A árvore virou símbolo do Maine. Ilustrava o selo do estado em 1820. Suas flores se tornaram oficiais em 1895. E em 1945 o Maine adotou a alcunha de Estado do Pinheiro. Mais ou menos como aconteceu com a araucária no Paraná. Mas com resultados menos lúgubres, porque foi ele que motivou no começo do século XX a campanha para multiplcação de parques nacionais e reservas nos Estados Unidos, no governo Theodore Roosevelt.

Os ambientalistas levariam muitas décadas para descobrir que o grande pinheiro branco prospera em terra arrasada. Quando a agricultura e a pecuária decaíram, ele voltou a ocupar os campos abandonados com a voracidade de floresta homogênea. E foi isso que Heinrich encontrou há pouco mais de 30 anos. Restaurar o bosque original só com salário de professor era, de cara, um projeto falido. Ele decidiu reflorestar a propriedade usando o dinheiro e a técnica da exploração comercial de madeira.

Tiradas num intervalo de três décadas, fotos aéreas do terreno comprovam que ele acertou a mão. U que essa mão teve cabeça para fazer em cada metro quadrado de suas colinas um considerável investimento de pesquisa. Como resultado de todo esse trabalho ele colheu, fora o prazer de morar numa clareira onde hoje alces e ursos vêm comer maçãs, assuntos de sobra para livros cotados pela crítica como obras-primas da divulgação científica, com várias temporadas na lista dos mais vendidos. No caso, estamos falando de The Trees in My Forest, lançado em 1997.

Henrich é espanosamente prolífico para um autor tão pouco sedentário. Tarimbado corredor de maratonas, ele costuma zanzar por suas matas a qualquer hora do dia e da noite, como se sentisse em casa. Tem uma curiosidade insaciável por tudo o que acontece lá dentro. Controla a cada estação a chegada e a partida dos pássaros, anfíbios, insetos e florações, dedicando-se a meticulosas investigações sobre os mecanismos que regulam o cio das plantas com a ronda dos bichos capazes de polinizá-las. Sobe em pinheiros com lápis e papel na mão, para rascunhar, lá do último galho, vistas panorâmicas que acompanham a evolução da paisagem. Aponta, pessoalmente, as árvores condenadas às serrarias, para que outras retomem o território que originalmente lhes cabia.

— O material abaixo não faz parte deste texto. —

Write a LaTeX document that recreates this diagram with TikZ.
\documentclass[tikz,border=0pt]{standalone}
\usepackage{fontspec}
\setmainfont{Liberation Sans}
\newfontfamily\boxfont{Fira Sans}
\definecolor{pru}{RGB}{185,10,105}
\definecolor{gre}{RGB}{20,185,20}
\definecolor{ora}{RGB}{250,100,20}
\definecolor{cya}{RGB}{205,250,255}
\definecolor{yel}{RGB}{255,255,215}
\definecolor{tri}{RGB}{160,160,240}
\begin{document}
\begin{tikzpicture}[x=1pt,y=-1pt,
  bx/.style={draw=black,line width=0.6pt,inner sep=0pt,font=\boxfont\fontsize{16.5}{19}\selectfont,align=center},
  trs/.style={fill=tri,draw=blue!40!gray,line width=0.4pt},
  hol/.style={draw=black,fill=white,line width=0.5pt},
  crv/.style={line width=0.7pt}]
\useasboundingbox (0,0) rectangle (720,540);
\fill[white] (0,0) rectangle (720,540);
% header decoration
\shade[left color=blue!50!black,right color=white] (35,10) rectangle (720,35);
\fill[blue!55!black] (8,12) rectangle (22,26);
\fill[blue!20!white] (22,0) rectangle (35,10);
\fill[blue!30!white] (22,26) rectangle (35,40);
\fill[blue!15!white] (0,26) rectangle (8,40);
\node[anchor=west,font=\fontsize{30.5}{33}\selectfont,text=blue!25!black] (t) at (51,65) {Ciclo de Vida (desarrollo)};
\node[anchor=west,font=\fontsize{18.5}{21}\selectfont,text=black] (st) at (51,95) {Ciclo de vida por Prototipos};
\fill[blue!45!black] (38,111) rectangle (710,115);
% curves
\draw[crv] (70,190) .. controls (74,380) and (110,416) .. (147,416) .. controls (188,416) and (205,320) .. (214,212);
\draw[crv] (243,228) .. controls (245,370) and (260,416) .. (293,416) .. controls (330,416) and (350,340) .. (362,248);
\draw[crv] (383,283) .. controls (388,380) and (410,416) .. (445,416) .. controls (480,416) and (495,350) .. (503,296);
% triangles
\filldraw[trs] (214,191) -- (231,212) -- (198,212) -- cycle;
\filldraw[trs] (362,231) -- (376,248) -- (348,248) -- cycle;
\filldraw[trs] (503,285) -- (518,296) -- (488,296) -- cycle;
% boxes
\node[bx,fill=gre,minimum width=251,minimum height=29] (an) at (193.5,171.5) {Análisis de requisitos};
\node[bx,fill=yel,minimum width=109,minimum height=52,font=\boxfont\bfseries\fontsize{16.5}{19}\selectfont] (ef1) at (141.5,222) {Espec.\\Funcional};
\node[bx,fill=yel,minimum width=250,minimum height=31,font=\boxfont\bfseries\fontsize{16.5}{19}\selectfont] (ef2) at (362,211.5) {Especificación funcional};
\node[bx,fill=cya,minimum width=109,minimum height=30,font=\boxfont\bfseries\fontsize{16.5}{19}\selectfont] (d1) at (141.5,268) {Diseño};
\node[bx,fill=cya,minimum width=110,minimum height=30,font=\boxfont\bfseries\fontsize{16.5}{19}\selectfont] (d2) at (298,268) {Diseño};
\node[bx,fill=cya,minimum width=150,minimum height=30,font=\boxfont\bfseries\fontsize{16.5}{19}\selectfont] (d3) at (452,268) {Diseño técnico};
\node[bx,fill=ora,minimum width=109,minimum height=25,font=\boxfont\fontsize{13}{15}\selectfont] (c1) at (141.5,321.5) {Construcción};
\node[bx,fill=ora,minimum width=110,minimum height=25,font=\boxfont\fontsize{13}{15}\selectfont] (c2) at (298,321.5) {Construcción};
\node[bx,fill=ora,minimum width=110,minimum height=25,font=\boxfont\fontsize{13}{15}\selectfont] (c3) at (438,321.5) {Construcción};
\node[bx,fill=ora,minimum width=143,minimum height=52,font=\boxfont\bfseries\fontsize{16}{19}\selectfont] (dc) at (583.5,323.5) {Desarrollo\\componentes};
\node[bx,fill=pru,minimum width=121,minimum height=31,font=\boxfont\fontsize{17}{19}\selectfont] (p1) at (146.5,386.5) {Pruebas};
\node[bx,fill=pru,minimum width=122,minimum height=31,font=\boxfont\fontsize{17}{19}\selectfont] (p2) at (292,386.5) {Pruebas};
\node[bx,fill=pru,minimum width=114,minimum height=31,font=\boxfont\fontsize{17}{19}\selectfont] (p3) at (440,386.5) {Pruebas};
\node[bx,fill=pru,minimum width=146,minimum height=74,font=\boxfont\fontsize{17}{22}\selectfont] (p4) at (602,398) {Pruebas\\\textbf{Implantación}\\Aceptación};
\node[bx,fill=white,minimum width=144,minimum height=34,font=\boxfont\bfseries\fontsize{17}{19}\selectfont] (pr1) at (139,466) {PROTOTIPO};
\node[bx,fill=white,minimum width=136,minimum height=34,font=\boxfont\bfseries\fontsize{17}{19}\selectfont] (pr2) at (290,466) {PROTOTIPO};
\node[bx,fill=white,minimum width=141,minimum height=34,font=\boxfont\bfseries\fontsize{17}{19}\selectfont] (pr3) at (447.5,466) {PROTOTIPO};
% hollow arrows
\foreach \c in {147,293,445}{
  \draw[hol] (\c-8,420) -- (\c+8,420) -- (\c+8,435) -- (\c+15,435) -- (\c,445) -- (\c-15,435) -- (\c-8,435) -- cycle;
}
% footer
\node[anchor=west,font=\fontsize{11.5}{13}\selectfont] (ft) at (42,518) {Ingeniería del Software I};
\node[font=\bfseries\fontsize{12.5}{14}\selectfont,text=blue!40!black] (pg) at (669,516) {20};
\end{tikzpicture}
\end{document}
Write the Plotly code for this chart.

Enfim, cuida de todos os detalhes. E, com isso, sua floresta tornou-se um modelo vivo de ciência aplicada à conservação. Ele costuma usá-la em aulas de campo. E suas aulas soam convicentes, porque anos atrás um ex-aluno desenganado pediu-lhe para deixar seu corpo apodrecer ao relento na mata (o que Heinrich recusou), acreditando que assim chegaria diretamente à unica vida após a morte que se pode conferir molécula por molécula.

Não há assunto obscuro e abstrato que Heirich não torne claro e concreto em duas ou três páginas. A conversa fiada sobre seqüestro de carbono, por exemplo. Ela paira no ar há tanto tempo que parece incapaz de pegar na terra. Heinrich a materializa num galho que cresce diante de sua janela, absorvendo por segundo em cada célula 4,6 milhões de moléculas de dióxido de carbono, possivelmente expelidos por “um tronco em decomposição na Amazônia, um carro nas avenidas de Los Angeles, uma usina a carvão no Utah, um hornbill na Indonésia e um babuíno na Tanzânia”.

Portanto, “cada célula de madeira em cada árvore” de sua propriedade é um permanente “dá-e-toma com o resto do mundo”. Dito assim, parece simples, não? Pois é o mesmo cálculo que o tal mapa-mundi da massa florestal pretende converter à escala planetária. Para que ninguém mais possa dizer que não tem nada a ver com isso.